Pueden frenar en seco en la placa que delimita el lugar exacto donde el Maremoto de 1755 dijo “hasta aquí hemos llegado”, milagro con nombre de mujer, y luego, continuar la fiesta a través de las coplas de mostrador y casapuerta mientras que la Petróleo vende sus cupones de felicidad clandestina. Los camareros de la UE salen al quite. Suenan Las Quince Piedras de Enrique Villegas, comparsa muy flamenca, por cierto. Sueltan rimas verdes los chirigoteros del Crimen del Mes de Mayo, en comunión con el sonido imperante, las fichas de dominó en la peña El Molondro. Si no entiende ni papa, pase, allí le informarán sobre el genuino humor con denominación de origen.
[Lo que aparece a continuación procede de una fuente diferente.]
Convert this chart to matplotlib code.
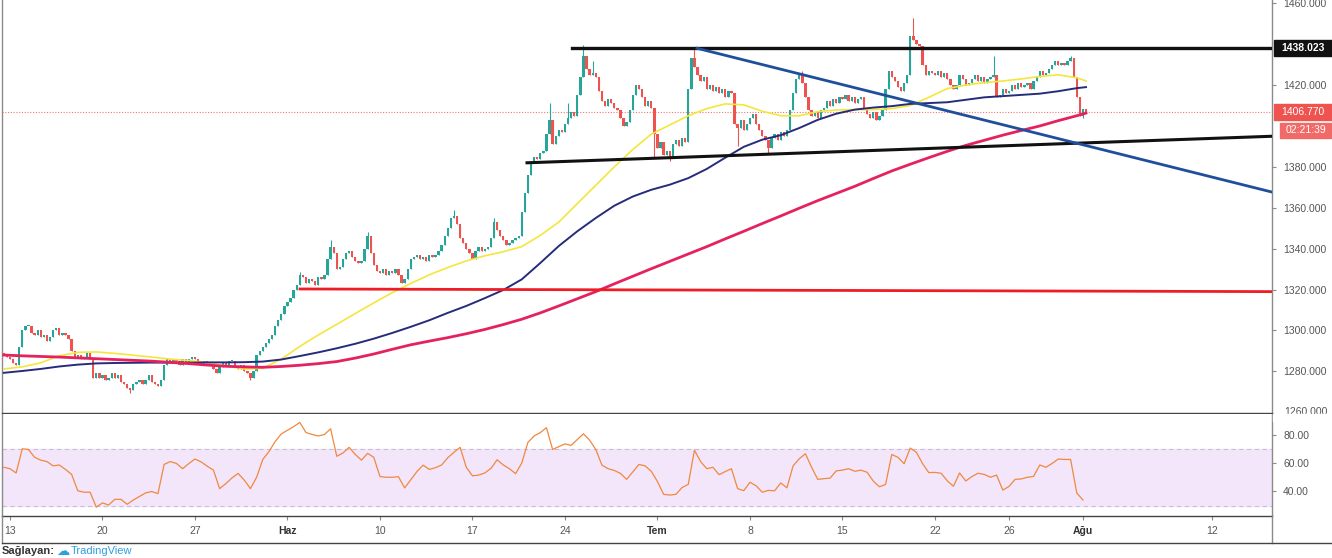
import numpy as np
import matplotlib
matplotlib.use("Agg")
import matplotlib.pyplot as plt
from matplotlib.lines import Line2D
from matplotlib.patches import Rectangle
from matplotlib import transforms

# ---- data: XAU/USD 4H candles, 13 May - 1 Aug (trading days) ----
first_open = 1289
closes_pre = [1288, 1287]
closes_days = [
    [1286, 1284, 1283, 1292, 1300, 1302],
    [1302, 1299, 1298, 1300, 1297, 1298],
    [1295, 1297, 1300, 1301, 1298, 1299],
    [1298, 1296, 1290, 1287, 1288, 1286],
    [1287, 1289, 1286, 1277, 1279, 1277],
    [1278, 1276, 1277, 1279, 1277, 1278],
    [1275, 1274, 1272, 1271, 1274, 1275],
    [1276, 1274, 1276, 1278, 1275, 1274],
    [1273, 1276, 1283, 1286, 1284, 1286],
    [1285, 1283, 1286, 1284, 1286, 1287],
    [1286, 1285, 1283, 1285, 1284, 1283],
    [1281, 1279, 1282, 1284, 1283, 1285],
    [1285, 1282, 1281, 1283, 1280, 1279],
    [1277, 1280, 1288, 1290, 1292, 1294],
    [1296, 1298, 1302, 1305, 1308, 1312],
    [1314, 1316, 1320, 1322, 1327, 1326],
    [1323, 1325, 1324, 1322, 1326, 1325],
    [1327, 1335, 1341, 1338, 1330, 1331],
    [1335, 1338, 1339, 1336, 1334, 1333],
    [1334, 1340, 1346, 1338, 1332, 1329],
    [1328, 1330, 1327, 1329, 1328, 1330],
    [1327, 1323, 1325, 1330, 1335, 1336],
    [1337, 1335, 1336, 1334, 1337, 1336],
    [1337, 1339, 1342, 1346, 1350, 1355],
    [1356, 1352, 1345, 1343, 1340, 1338],
    [1335, 1339, 1341, 1339, 1340, 1341],
    [1345, 1353, 1349, 1346, 1344, 1342],
    [1343, 1344, 1345, 1346, 1358, 1367],
    [1376, 1382, 1385, 1384, 1387, 1388],
    [1396, 1403, 1391, 1395, 1398, 1397],
    [1401, 1404, 1407, 1405, 1415, 1424],
    [1434, 1428, 1425, 1426, 1424, 1417],
    [1412, 1410, 1413, 1411, 1409, 1408],
    [1404, 1400, 1402, 1408, 1415, 1420],
    [1418, 1414, 1410, 1412, 1409, 1396],
    [1389, 1392, 1386, 1388, 1385, 1391],
    [1393, 1390, 1394, 1392, 1418, 1433],
    [1429, 1425, 1422, 1424, 1418, 1420],
    [1417, 1419, 1416, 1418, 1414, 1417],
    [1416, 1401, 1399, 1403, 1398, 1401],
    [1404, 1406, 1401, 1398, 1395, 1393],
    [1389, 1394, 1396, 1393, 1397, 1395],
    [1398, 1408, 1416, 1423, 1425, 1421],
    [1414, 1408, 1405, 1407, 1404, 1408],
    [1409, 1412, 1410, 1413, 1411, 1414],
    [1413, 1415, 1412, 1414, 1411, 1413],
    [1414, 1409, 1406, 1404, 1407, 1403],
    [1405, 1408, 1418, 1427, 1424, 1422],
    [1419, 1417, 1421, 1425, 1444, 1442],
    [1440, 1439, 1430, 1425, 1427, 1426],
    [1425, 1427, 1424, 1426, 1423, 1420],
    [1418, 1420, 1425, 1423, 1420, 1421],
    [1423, 1425, 1422, 1424, 1421, 1423],
    [1424, 1425, 1414, 1415, 1418, 1416],
    [1417, 1420, 1418, 1421, 1419, 1420],
    [1421, 1418, 1422, 1424, 1427, 1425],
    [1426, 1428, 1430, 1432, 1430, 1431],
    [1430, 1432, 1433, 1424, 1414, 1405],
    [1408.5, 1406.77],
]
# visible wick extremes (candle index -> price)
wick_high = {96: 1328.5, 106: 1344, 118: 1348, 146: 1359, 159: 1355, 177: 1411,
             183: 1411, 188: 1439.6, 191: 1432, 224: 1438, 259: 1427, 295: 1453,
             321: 1434, 346: 1434}
wick_low = {41: 1269.5, 80: 1276, 211: 1385, 216: 1383, 238: 1390, 248: 1387, 350: 1404}

# moving averages, one value per trading day (+ last candle)
ema50 = [1281.2, 1282.2, 1284.2, 1287.6, 1289.3, 1289.5, 1288.8, 1287.9, 1287, 1286,
         1285.3, 1284.3, 1282.6, 1281.2, 1281.5, 1286, 1292.2, 1297.8, 1303, 1308.3,
         1313.5, 1318.5, 1323, 1327.2, 1330.8, 1334, 1336.5, 1338.5, 1341, 1346.5,
         1353, 1362, 1371, 1380, 1388.5, 1396, 1400.5, 1405, 1408.5, 1410.8,
         1410.3, 1407.2, 1405, 1405, 1407, 1407.8, 1408, 1408, 1408.5, 1410,
         1414, 1418.3, 1420, 1421.2, 1422, 1423, 1424.2, 1425, 1423.6, 1422]
ema100 = [1279.3, 1280.2, 1281.2, 1282.4, 1283.3, 1283.9, 1284.1, 1284.2, 1284.3, 1284.3,
          1284.3, 1284.4, 1284.4, 1284.5, 1284.8, 1285.8, 1287.5, 1289.3, 1291.3, 1293.5,
          1296, 1298.8, 1301.8, 1305, 1308.6, 1312, 1315.8, 1319.8, 1325, 1333,
          1341.3, 1348.5, 1355, 1361, 1365.5, 1368.8, 1371.3, 1374.5, 1379, 1384.5,
          1389.8, 1393.3, 1395.5, 1399, 1403, 1406, 1408, 1409, 1409.7, 1410.8,
          1411.2, 1411.6, 1412.8, 1414, 1414.6, 1415.2, 1415.8, 1417, 1418.5, 1419]
ema200 = [1288, 1287.6, 1287.3, 1287, 1286.6, 1286.2, 1285.8, 1285.4, 1285, 1284.4,
          1283.8, 1283.1, 1282.5, 1282.2, 1282, 1282.4, 1283, 1283.8, 1284.8, 1286.5,
          1288.5, 1290.8, 1293, 1294.8, 1296.5, 1298.4, 1300.5, 1302.9, 1305.5, 1308.6,
          1312, 1315.5, 1319, 1322.8, 1326.5, 1330.2, 1333.8, 1337.4, 1341, 1344.8,
          1348.5, 1352.3, 1356, 1359.8, 1363.5, 1367, 1370.5, 1374.3, 1378, 1381.3,
          1384.5, 1387.6, 1390.5, 1393, 1395.5, 1397.8, 1400, 1402.6, 1405, 1406.3]

# RSI, one value every 2 candles
rsi = [57, 56, 53, 70, 69.5, 64, 62, 61, 58, 58.6, 55.5, 52, 40.5, 39.5, 39.5, 29,
       32, 30.5, 34.5, 34.5, 31, 34, 36.5, 39, 40, 38.5, 59, 61, 59.7, 56, 59.6, 62.8,
       60.8, 57.7, 55, 42, 45.5, 49.5, 52.7, 48, 42, 50, 62.5, 68, 75, 80.4, 83, 85.5,
       88.5, 81.4, 80, 79, 80, 84, 64.7, 67, 71, 66, 62, 66.8, 64, 50.5, 50, 50, 50.4,
       42.5, 48.3, 54, 58.5, 55.5, 56.7, 58.6, 63.7, 67.5, 71, 57, 51, 51.5, 53, 56.2,
       62.3, 58.6, 56, 52.5, 60, 74.5, 79, 81.3, 84.8, 69.5, 71.5, 73.4, 72.4, 76.5,
       80.5, 76, 69.5, 58.5, 56, 54.8, 52.7, 48.5, 53.8, 59, 58, 54.2, 47, 38, 37.5, 38,
       42.8, 45, 69, 61, 56, 57, 51.8, 54, 56, 42, 40.6, 46.5, 44, 39.5, 40.8, 40.5, 46,
       42.6, 58, 63, 66.5, 57, 48.5, 49, 49.4, 54.5, 55, 56, 54.2, 55, 53.5, 47.3, 43.3,
       45, 66, 64, 59.5, 70.5, 67.5, 59.5, 53.3, 53.4, 52.8, 47.5, 43.7, 53, 47.4, 50.5,
       52.8, 52, 50, 51.5, 41, 43.5, 48.5, 48.8, 50, 50.6, 58.6, 57, 59.7, 62.8, 62.5,
       62.5, 39, 34]

# drawn lines: (trading-day, price) end points
resistance = ([30.38, 68.3], [1438.023, 1438.023])
support = ([27.95, 68.3], [1382, 1395])
down_trend = ([37.14, 68.3], [1438, 1367.5])
red_level = ([15.68, 68.3], [1320.3, 1319])

date_pos = [0, 5, 10, 15, 20, 25, 30, 35, 40, 45, 50, 54, 58, 65]
date_labels = ["13", "20", "27", "Haz", "10", "17", "24", "Tem", "8", "15", "22", "26", "Ağu", "12"]
price_ticks = [1460, 1420, 1380, 1360, 1340, 1320, 1300, 1280]
rsi_ticks = [80, 60, 40]
last_price = 1406.77

# ---- figure ----
W, H = 1332, 558
plt.rcParams["font.family"] = ["Liberation Sans", "DejaVu Sans"]
fig = plt.figure(figsize=(W / 100, H / 100), dpi=100)
fig.patch.set_facecolor("white")


def fx(px):
    return px / W


def fy(py):
    return 1 - py / H


GREEN, RED = "#26a69a", "#ef5350"
AXC, TXT = "#8a8a8a", "#555555"

ax = fig.add_axes([fx(2), fy(413), fx(1272) - fx(2), fy(0) - fy(413)])
ax_rsi = fig.add_axes([fx(2), fy(516), fx(1272) - fx(2), fy(414) - fy(516)], sharex=ax)

closes = np.array(closes_pre + [c for d in closes_days for c in d], dtype=float)
opens = np.concatenate([[first_open], closes[:-1]])
n = len(closes)
t = (np.arange(n) - 2) / 6.0
highs = np.maximum(opens, closes)
lows = np.minimum(opens, closes)
for i, v in wick_high.items():
    highs[i] = v
for i, v in wick_low.items():
    lows[i] = v
cols = np.where(closes >= opens, GREEN, RED)

ax.vlines(t, lows, highs, colors=cols, linewidth=0.8, zorder=3)
ax.bar(t, np.maximum(np.abs(closes - opens), 0.5), bottom=np.minimum(opens, closes),
       width=0.125, color=cols, linewidth=0, zorder=3)

ma_t = (np.array(list(range(0, n - 2, 6)) + [n - 1]) - 2) / 6.0
ax.plot(ma_t, ema50, color="#f5e63c", lw=1.2, zorder=4)
ax.plot(ma_t, ema100, color="#262c7a", lw=1.4, zorder=4)
ax.plot(ma_t, ema200, color="#e5215e", lw=2.0, zorder=4)

ax.plot(*resistance, color="#111111", lw=2.4, zorder=5)
ax.plot(*support, color="#111111", lw=2.2, zorder=5)
ax.plot(*down_trend, color="#1f4e9a", lw=2.0, zorder=5)
ax.plot(*red_level, color="#ee1c24", lw=2.0, zorder=5)

ax.axhline(last_price, color=RED, lw=0.8, ls=(0, (1, 1.5)), alpha=0.8, zorder=2)

ax.set_xlim(-0.43, 68.22)
ax.set_ylim(1259.65, 1461.6)

for a in (ax, ax_rsi):
    a.set_facecolor("white")
    a.yaxis.tick_right()
    a.spines["top"].set_visible(False)
    a.spines["left"].set_color(AXC)
    a.spines["right"].set_color(AXC)
    a.spines["bottom"].set_color("#444444")
    for s in a.spines.values():
        s.set_linewidth(1.0)
    a.tick_params(axis="y", length=3, width=0.8, color=AXC, pad=5,
                  labelsize=7.5, labelcolor=TXT)

ax.set_yticks(price_ticks)
ax.set_yticklabels([f"{v:.3f}" for v in price_ticks])
ax.tick_params(axis="x", bottom=False, labelbottom=False)

# price label boxes on the right axis
bt = transforms.blended_transform_factory(fig.transFigure, ax.transData)
ax.add_patch(Rectangle((fx(1274), 1438.023 - 3.9), fx(1332) - fx(1274), 7.8,
                       transform=bt, color="#111111", clip_on=False, zorder=10))
ax.text(fx(1303), 1438.023, "1438.023", transform=bt, color="white", fontsize=7.5,
        fontweight="bold", ha="center", va="center", clip_on=False, zorder=11)
ax.add_patch(Rectangle((fx(1274), last_price - 4.0), fx(1332) - fx(1274), 8.0,
                       transform=bt, color=RED, clip_on=False, zorder=10))
ax.text(fx(1303), last_price, f"{last_price:.3f}", transform=bt, color="white",
        fontsize=7.5, ha="center", va="center", clip_on=False, zorder=11)
ax.add_patch(Rectangle((fx(1280), last_price - 12.7), fx(1331) - fx(1280), 7.6,
                       transform=bt, color="#f06b68", clip_on=False, zorder=10))
ax.text(fx(1305.5), last_price - 8.9, "02:21:39", transform=bt, color="white",
        fontsize=7.5, ha="center", va="center", clip_on=False, zorder=11)

# partially hidden 1260 label (lower half covered by the RSI pane)
fig.text(fx(1284), fy(412), "1260.000", fontsize=7.5, color=TXT, va="center", zorder=3)
fig.add_artist(Rectangle((fx(1273), fy(421)), fx(1332) - fx(1273), fy(414) - fy(421),
                         transform=fig.transFigure, color="white", zorder=6))

# ---- RSI panel ----
rsi_t = (np.arange(len(rsi)) * 2 - 2) / 6.0
ax_rsi.axhspan(30, 70, color="#f3e6fb", zorder=0)
ax_rsi.axhline(70, color="#c9bfd2", lw=0.8, ls=(0, (4, 3)), zorder=1)
ax_rsi.axhline(30, color="#c9bfd2", lw=0.8, ls=(0, (4, 3)), zorder=1)
ax_rsi.plot(rsi_t, rsi, color="#f0883e", lw=0.9, zorder=3)
ax_rsi.set_ylim(22.8, 94.4)
ax_rsi.set_yticks(rsi_ticks)
ax_rsi.set_yticklabels([f"{v:.2f}" for v in rsi_ticks])

ax_rsi.set_xticks(date_pos)
ax_rsi.set_xticklabels(date_labels)
ax_rsi.tick_params(axis="x", length=3, width=0.8, color=AXC, pad=4,
                   labelsize=7.5, labelcolor=TXT)
for lbl in ax_rsi.get_xticklabels():
    if lbl.get_text() in ("Haz", "Tem", "Ağu"):
        lbl.set_fontweight("bold")
        lbl.set_color("#333333")

# frame around the date strip
fig.add_artist(Line2D([fx(2), fx(2)], [fy(516), fy(543)], color=AXC, lw=1.0))
fig.add_artist(Line2D([fx(1272), fx(1272)], [fy(516), fy(543)], color=AXC, lw=1.0))
fig.add_artist(Line2D([fx(2), 1], [fy(543), fy(543)], color="#444444", lw=1.0))

fig.text(fx(2), fy(546), "Sağlayan:", fontsize=8, fontweight="bold", color="#333333", va="top")
fig.text(fx(56), fy(545), "\u2601", fontsize=9.5, color="#2f9fe0", va="top",
         family="DejaVu Sans")
fig.text(fx(71), fy(546), "TradingView", fontsize=8, color="#2f9fe0", va="top")

fig.savefig("out.png", dpi=100, facecolor="white")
Paco Alba, dios del Carnaval, permanece vivo a bordo del pasodoble del Vapor de El Puerto, “viene a esta tierra un barquito”, himno oficial, romance oral de autoafirmación. Del mismo modo que la letrilla del coro La Fantasía, “gaditana, rosita temprana”, se interpreta como declaración de amor por antonomasia, por idiosincrasia de la gracia de Cádiz. En Cádiz no hay gracia, sino ángel.

Hablan las paredes de platillos volantes o submarinos amarillos, más allá de nuestras mentes diminutas, y te encuentras con Manolo Santander, autor de la chirigota que firmó el himno esta vez oficioso pero directo al corazón del Cádiz, “me han dicho que el amarillo …”. A modo de sentencia ilustrativa del orgullo y sentimiento de un barrio suspendido en el viento que canta por no llorar, epicentro del Carnaval callejero en febrero, las caballas en verano y el olvido el resto del año, Manolo saluda de esta guisa: “Hombre, cuánto tiempo, ¿qué haces por aquí, has traído el pasaporte?”.